Skip the pictures. Set down, word for word, the lines from the start of the material up to and including the line with "ax = fig.add_axes([285".

▶ **Raw data**

• • •

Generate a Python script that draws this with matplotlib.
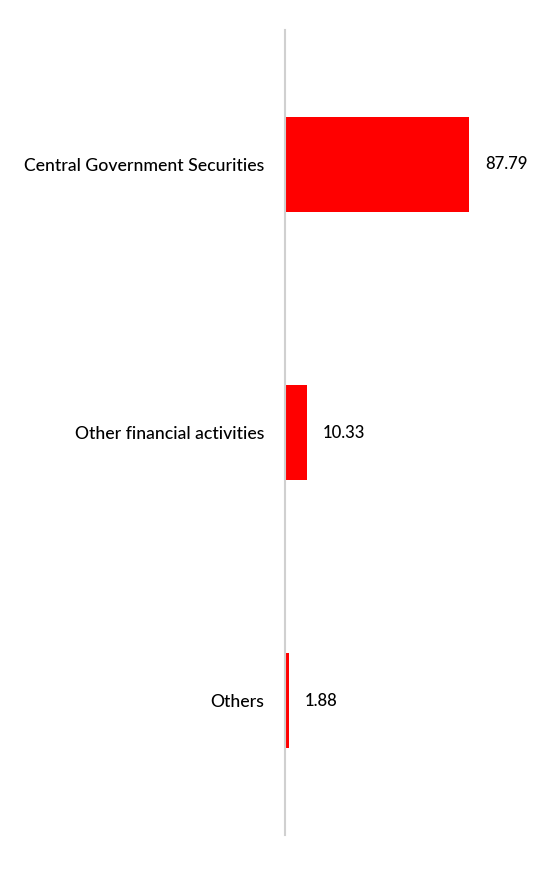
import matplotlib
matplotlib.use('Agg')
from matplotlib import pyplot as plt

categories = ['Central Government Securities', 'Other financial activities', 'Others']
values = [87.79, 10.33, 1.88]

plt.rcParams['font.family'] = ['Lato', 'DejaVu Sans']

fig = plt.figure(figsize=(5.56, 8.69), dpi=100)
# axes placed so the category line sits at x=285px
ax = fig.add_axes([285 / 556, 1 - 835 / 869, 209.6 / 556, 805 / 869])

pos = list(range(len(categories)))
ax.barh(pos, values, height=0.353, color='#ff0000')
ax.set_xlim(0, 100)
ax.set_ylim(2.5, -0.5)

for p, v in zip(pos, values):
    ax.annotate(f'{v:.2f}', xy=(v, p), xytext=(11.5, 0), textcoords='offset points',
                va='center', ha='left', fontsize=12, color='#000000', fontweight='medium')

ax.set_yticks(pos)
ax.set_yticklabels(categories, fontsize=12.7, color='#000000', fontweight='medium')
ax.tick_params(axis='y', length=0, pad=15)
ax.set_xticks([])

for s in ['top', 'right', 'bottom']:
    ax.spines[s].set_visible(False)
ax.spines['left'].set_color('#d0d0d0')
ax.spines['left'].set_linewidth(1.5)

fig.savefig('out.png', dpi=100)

• • •

▶ **Task result**
Generate a Python script that draws this with matplotlib.
import matplotlib
matplotlib.use('Agg')
from matplotlib import pyplot as plt

categories = ['Central Government Securities', 'Other financial activities', 'Others']
values = [87.79, 10.33, 1.88]

plt.rcParams['font.family'] = ['Lato', 'DejaVu Sans']

fig = plt.figure(figsize=(5.56, 8.69), dpi=100)
# axes placed so the category line sits at x=285px
ax = fig.add_axes([285 / 556, 1 - 835 / 869, 209.6 / 556, 805 / 869])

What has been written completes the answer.